### RECORDS SHOWN
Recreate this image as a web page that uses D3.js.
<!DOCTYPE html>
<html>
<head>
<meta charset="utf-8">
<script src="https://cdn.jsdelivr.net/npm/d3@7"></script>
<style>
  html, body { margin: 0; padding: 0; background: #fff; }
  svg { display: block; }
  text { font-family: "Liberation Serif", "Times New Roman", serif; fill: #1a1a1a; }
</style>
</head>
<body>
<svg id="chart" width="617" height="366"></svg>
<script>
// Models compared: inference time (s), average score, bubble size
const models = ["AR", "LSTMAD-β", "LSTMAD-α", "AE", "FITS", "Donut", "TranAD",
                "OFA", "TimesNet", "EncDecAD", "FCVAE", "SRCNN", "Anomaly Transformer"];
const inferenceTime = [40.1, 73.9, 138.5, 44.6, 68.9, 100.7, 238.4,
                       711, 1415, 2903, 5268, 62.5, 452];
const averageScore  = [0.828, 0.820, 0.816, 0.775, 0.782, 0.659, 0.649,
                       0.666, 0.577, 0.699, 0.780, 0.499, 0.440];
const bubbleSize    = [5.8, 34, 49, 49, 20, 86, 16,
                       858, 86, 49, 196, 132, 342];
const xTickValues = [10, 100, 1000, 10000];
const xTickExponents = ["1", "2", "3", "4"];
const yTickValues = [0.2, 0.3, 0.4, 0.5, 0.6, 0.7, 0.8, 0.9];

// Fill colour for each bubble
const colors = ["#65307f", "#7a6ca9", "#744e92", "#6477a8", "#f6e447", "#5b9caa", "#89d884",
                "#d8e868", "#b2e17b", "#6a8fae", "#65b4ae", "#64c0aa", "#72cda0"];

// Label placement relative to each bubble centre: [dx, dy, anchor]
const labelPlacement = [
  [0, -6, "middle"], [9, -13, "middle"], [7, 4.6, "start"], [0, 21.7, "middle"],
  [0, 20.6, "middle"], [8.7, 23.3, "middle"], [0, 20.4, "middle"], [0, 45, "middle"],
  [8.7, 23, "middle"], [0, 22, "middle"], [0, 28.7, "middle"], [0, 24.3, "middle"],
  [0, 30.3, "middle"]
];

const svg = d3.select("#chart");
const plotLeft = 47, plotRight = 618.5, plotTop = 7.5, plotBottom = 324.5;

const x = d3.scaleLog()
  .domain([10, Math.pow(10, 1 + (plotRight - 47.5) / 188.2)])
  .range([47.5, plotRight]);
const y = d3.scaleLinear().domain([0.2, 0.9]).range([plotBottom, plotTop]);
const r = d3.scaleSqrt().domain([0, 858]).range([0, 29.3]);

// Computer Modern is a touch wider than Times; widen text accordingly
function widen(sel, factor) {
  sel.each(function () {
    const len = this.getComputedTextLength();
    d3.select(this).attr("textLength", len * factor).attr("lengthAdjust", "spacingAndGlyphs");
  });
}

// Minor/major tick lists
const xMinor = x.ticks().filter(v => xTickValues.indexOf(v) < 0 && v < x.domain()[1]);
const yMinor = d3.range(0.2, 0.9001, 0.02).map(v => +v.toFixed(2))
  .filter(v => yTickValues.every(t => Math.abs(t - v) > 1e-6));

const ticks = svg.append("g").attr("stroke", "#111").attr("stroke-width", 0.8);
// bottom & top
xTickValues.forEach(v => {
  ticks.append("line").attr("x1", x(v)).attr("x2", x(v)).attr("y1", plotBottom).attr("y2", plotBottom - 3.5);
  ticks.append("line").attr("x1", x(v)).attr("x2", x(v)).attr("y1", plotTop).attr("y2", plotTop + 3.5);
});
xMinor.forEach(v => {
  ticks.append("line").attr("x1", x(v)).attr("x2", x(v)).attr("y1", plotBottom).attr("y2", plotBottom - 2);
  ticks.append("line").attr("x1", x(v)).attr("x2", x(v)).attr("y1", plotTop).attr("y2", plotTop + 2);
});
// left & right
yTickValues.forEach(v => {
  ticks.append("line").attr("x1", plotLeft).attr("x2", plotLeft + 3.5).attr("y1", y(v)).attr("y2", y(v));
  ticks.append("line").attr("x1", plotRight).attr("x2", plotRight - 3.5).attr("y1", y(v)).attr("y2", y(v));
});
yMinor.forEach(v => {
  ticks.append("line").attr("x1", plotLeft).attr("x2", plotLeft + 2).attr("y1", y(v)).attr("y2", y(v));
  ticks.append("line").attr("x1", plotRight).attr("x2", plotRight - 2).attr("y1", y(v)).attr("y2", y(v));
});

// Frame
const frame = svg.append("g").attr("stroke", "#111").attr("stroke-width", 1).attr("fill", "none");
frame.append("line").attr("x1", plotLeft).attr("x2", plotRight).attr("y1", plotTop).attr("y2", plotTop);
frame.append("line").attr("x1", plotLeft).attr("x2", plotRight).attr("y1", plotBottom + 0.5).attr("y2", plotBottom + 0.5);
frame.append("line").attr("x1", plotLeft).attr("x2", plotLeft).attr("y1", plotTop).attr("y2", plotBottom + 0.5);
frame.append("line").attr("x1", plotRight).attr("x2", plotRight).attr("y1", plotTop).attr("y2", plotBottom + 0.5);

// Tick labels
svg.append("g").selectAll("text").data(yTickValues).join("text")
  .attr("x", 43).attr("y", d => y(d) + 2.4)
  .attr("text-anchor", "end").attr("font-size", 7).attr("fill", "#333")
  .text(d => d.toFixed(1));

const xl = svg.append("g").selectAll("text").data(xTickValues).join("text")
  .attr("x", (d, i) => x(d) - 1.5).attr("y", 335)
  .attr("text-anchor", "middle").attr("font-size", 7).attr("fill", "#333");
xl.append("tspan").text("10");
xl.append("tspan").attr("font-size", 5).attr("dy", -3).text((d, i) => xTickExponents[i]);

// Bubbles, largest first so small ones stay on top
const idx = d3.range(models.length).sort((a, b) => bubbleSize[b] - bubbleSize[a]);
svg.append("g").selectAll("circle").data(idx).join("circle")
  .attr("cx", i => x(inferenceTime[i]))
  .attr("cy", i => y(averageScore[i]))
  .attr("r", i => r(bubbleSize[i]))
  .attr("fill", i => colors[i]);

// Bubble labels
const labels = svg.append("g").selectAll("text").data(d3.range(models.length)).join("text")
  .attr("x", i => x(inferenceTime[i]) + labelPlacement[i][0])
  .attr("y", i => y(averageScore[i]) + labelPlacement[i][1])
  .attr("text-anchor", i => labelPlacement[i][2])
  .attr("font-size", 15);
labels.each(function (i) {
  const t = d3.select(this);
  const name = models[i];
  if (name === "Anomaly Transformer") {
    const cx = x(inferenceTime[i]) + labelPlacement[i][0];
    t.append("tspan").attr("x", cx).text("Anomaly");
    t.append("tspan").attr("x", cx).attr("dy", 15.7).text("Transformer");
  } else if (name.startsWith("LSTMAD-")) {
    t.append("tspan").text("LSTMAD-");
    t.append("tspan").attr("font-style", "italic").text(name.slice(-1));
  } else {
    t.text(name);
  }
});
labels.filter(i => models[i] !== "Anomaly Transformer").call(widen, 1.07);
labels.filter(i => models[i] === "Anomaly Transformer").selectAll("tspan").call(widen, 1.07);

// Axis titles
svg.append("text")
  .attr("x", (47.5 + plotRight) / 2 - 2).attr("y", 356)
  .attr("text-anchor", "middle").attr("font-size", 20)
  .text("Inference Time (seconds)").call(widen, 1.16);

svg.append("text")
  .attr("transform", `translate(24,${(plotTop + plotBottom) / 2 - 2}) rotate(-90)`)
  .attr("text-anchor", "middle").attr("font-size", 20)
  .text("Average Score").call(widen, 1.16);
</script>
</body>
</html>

* * *

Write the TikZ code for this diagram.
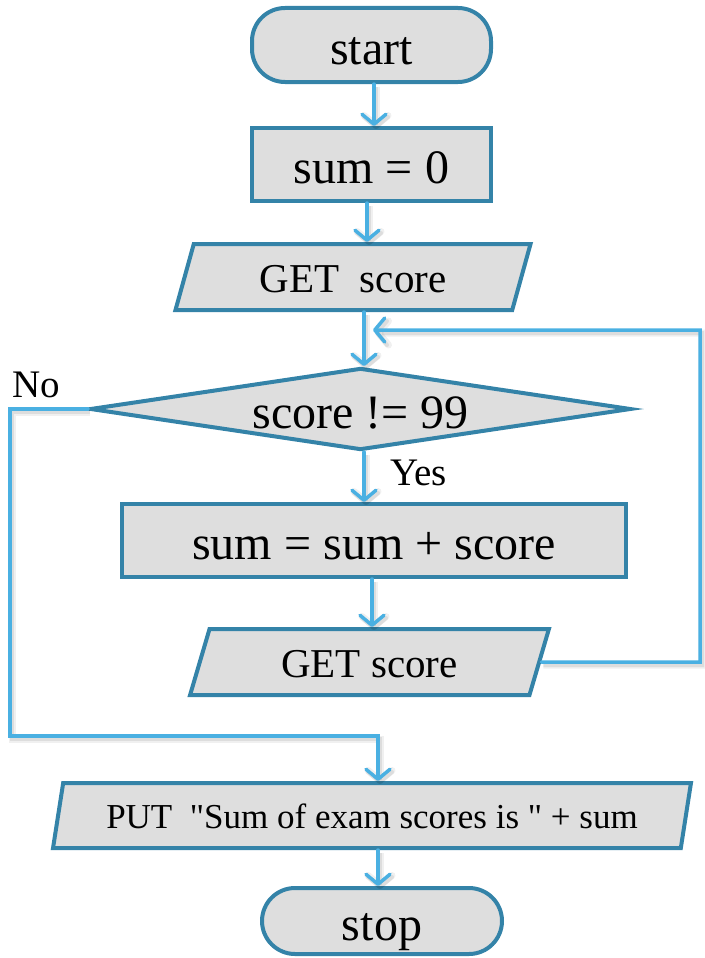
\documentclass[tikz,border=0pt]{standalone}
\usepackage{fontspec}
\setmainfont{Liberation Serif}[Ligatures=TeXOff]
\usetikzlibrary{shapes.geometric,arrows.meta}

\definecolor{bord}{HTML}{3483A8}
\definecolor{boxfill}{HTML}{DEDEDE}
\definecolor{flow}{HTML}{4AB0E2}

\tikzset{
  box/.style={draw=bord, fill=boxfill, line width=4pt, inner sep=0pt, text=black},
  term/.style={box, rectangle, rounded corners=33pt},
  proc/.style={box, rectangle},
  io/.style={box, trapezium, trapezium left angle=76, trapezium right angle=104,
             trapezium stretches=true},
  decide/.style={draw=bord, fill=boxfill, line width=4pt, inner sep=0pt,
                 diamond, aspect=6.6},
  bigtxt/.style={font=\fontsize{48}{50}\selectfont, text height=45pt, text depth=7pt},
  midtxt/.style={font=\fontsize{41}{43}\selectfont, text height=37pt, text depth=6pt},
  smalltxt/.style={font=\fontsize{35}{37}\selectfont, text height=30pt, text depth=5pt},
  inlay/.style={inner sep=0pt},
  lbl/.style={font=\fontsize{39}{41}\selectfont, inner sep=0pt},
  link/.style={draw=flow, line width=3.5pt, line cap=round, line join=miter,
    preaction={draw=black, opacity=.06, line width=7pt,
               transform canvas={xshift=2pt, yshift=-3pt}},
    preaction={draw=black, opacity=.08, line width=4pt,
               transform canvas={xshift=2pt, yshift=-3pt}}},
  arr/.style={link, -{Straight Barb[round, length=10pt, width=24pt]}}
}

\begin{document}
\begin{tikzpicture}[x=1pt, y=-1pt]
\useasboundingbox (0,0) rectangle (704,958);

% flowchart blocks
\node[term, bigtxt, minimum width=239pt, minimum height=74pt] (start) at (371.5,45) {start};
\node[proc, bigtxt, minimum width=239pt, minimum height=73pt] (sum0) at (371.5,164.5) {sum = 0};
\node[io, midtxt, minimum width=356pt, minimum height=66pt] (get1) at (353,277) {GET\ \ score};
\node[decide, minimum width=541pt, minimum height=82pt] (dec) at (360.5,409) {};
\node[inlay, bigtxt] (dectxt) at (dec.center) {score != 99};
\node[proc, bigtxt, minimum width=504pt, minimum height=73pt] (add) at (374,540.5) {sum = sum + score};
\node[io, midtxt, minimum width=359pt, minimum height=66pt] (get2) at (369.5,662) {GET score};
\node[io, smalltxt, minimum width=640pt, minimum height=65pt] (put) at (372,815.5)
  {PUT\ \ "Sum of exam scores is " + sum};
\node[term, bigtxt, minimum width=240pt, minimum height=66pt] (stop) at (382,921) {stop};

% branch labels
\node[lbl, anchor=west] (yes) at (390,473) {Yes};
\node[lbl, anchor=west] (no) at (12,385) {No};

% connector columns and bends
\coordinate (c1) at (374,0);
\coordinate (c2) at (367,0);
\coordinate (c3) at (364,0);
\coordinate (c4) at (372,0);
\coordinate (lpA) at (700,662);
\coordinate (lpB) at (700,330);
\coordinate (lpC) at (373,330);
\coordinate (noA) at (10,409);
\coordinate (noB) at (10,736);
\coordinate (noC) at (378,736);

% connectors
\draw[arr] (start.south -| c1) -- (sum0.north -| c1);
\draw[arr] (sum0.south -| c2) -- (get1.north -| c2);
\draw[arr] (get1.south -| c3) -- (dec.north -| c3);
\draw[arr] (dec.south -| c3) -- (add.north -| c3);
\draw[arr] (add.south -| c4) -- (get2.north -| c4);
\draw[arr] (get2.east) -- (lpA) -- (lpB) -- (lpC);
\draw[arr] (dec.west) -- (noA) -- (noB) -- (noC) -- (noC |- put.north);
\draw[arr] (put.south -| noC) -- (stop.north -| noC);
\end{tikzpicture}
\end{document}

### GIVEN PROBLEM
Find every line in the entries that includes the word "this", then state how many there are and nothing else.

### TASK RESPONSE
5